Private symbols vs property attributes

Allen Wirfs-Brock allen at wirfs-brock.com
Thu Feb 7 15:41:35 PST 2013


On Feb 7, 2013, at 3:58 AM, Andreas Rossberg wrote:

> We intend to have both "unique" and "private" symbols. The only
> difference between the two is that the latter are filtered from
> certain reflective operations.
> 
> I have come to think that this distinction is backwards. It is
> attributing something to symbols that actually is an attribute of
> properties. Symbols are just symbols. We should not piggyback them
> with something that is not actually related to their own semantics as
> such, but only their forwarding in specific client contexts.
> 
> Let's put the distinction where it belongs. There is no systematic
> difference between privateness and non-enumerability, so they should
> be handled analogously. I hence propose that we add a new attribute to
> property descriptors, say, 'private'. Any property with this attribute
> set to true is filtered by the relevant reflective operations. That
> is, it is simply a stronger form of the non-enumerable attribute. (For
> consistency a logically inverted attribute like 'reflectable' might be
> preferable, but that's secondary.)
> 
> The only drawback I see with this approach is that we have to pick a
> default. In particular, an assignment o[s] = v where s is a symbol
> that does not exist yet on o can only have one meaning, either
> consistently introducing a private property or a non-private one.
> There are valid arguments for either choice, but I think making the
> choice is doable.
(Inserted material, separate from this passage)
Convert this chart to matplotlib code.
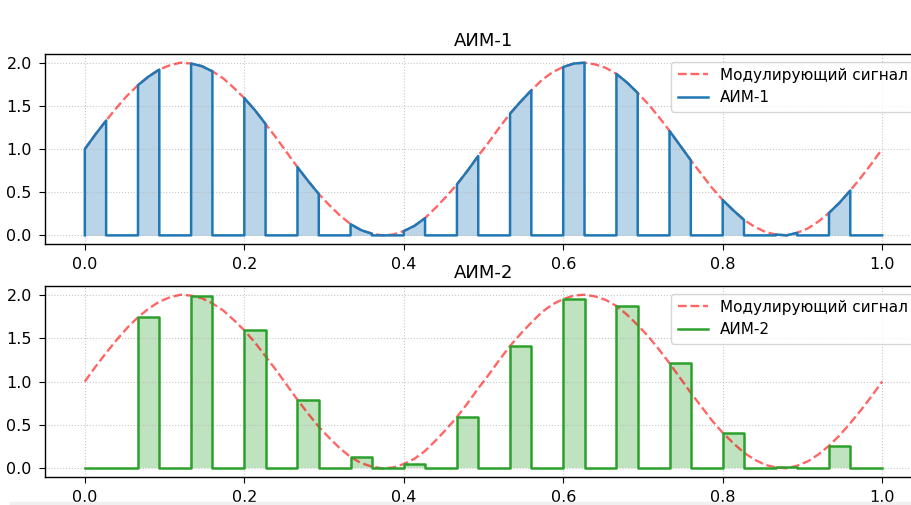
import numpy as np
import matplotlib
matplotlib.use("Agg")
import matplotlib.pyplot as plt
from matplotlib.patches import Rectangle

# modulating signal, read at t = k/75, k = 0..75
t_sig = [k / 75 for k in range(76)]
mod_sig = [1.00, 1.17, 1.33, 1.48, 1.62, 1.74, 1.84, 1.92, 1.97, 2.00,
           1.99, 1.96, 1.90, 1.82, 1.71, 1.59, 1.45, 1.29, 1.13, 0.96,
           0.79, 0.63, 0.48, 0.35, 0.23, 0.13, 0.06, 0.02, 0.00, 0.01,
           0.05, 0.11, 0.20, 0.32, 0.45, 0.59, 0.75, 0.92, 1.08, 1.25,
           1.41, 1.55, 1.68, 1.80, 1.89, 1.95, 1.99, 2.00, 1.98, 1.94,
           1.87, 1.77, 1.65, 1.52, 1.37, 1.21, 1.04, 0.87, 0.71, 0.55,
           0.41, 0.29, 0.18, 0.10, 0.04, 0.01, 0.00, 0.03, 0.08, 0.16,
           0.26, 0.38, 0.52, 0.67, 0.83, 1.00]

# pulses: start times, width
pulse_start = [0.0, 0.0667, 0.1333, 0.2, 0.2667, 0.3333, 0.4, 0.4667,
               0.5333, 0.6, 0.6667, 0.7333, 0.8, 0.8667, 0.9333]
pulse_w = 0.0267

# AIM-1: signal value at start, middle, end of each pulse
aim1_tops = [[1.00, 1.17, 1.33], [1.74, 1.84, 1.92], [1.99, 1.96, 1.90],
             [1.59, 1.45, 1.29], [0.79, 0.63, 0.48], [0.13, 0.06, 0.02],
             [0.05, 0.11, 0.20], [0.59, 0.75, 0.92], [1.41, 1.55, 1.68],
             [1.95, 1.99, 2.00], [1.87, 1.77, 1.65], [1.21, 1.04, 0.87],
             [0.41, 0.29, 0.18], [0.01, 0.00, 0.03], [0.26, 0.38, 0.52]]

# AIM-2: flat-top heights
aim2_h = [0.0, 1.74, 1.99, 1.59, 0.79, 0.13, 0.05, 0.59, 1.41, 1.95,
          1.87, 1.21, 0.41, 0.01, 0.26]

# build outlines
x1, y1 = [], []
for s, tops in zip(pulse_start, aim1_tops):
    x1 += [s, s, s + pulse_w / 2, s + pulse_w, s + pulse_w]
    y1 += [0, tops[0], tops[1], tops[2], 0]
x1.append(1.0); y1.append(0)

x2, y2 = [], []
for s, h in zip(pulse_start, aim2_h):
    x2 += [s, s, s + pulse_w, s + pulse_w]
    y2 += [0, h, h, 0]
x2.append(1.0); y2.append(0)

fig = plt.figure(figsize=(9.12, 5.05), dpi=100)
ax1 = fig.add_axes([0.0493, 0.5168, 0.9617, 0.3762])
ax2 = fig.add_axes([0.0493, 0.0554, 0.9617, 0.3782])

for ax, x, y, col, name in [(ax1, x1, y1, 'tab:blue', 'АИМ-1'),
                            (ax2, x2, y2, 'tab:green', 'АИМ-2')]:
    ax.plot(t_sig, mod_sig, 'r--', alpha=0.6, lw=1.7, label='Модулирующий сигнал')
    ax.plot(x, y, color=col, lw=1.8, label=name)
    ax.fill_between(x, y, 0, color=col, alpha=0.3, lw=0)
    ax.set_title(name, fontsize=13)
    ax.grid(True, linestyle=':', alpha=0.7)
    ax.set_yticks([0.0, 0.5, 1.0, 1.5, 2.0])
    ax.set_xticks([0.0, 0.2, 0.4, 0.6, 0.8, 1.0])
    ax.tick_params(labelsize=11.5, length=4.5, pad=5)
    for sp in ax.spines.values():
        sp.set_linewidth(1.0)
    ax.legend(loc='upper right', fontsize=11)

# window toolbar strip at the bottom of the screenshot
fig.patches.append(Rectangle((10 / 912, 0), 1, 3 / 505, transform=fig.transFigure,
                             color='#f0f0f0', zorder=10))

fig.savefig('out.png', dpi=100)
A property of the other form would have to be
> introduced via Object.defineProperty, until we get more syntax
> support. (Note that this only affects installing a new property, not
> later assignments.)
> 

Note that the enumerable attribute really only affects for-in enumeration (and Object.keys), neither of which enumerates symbols anyway.  That, means that the enumerable attribute really has has no current meaning for symbol keyed properties.  That means we could probably reinterpret the enumerable attribute as a "private" attribute for such symbol keyed properties.   

For now, I'll reserve comment on whether or not any of this is a good idea and related issues such as proxy impacts.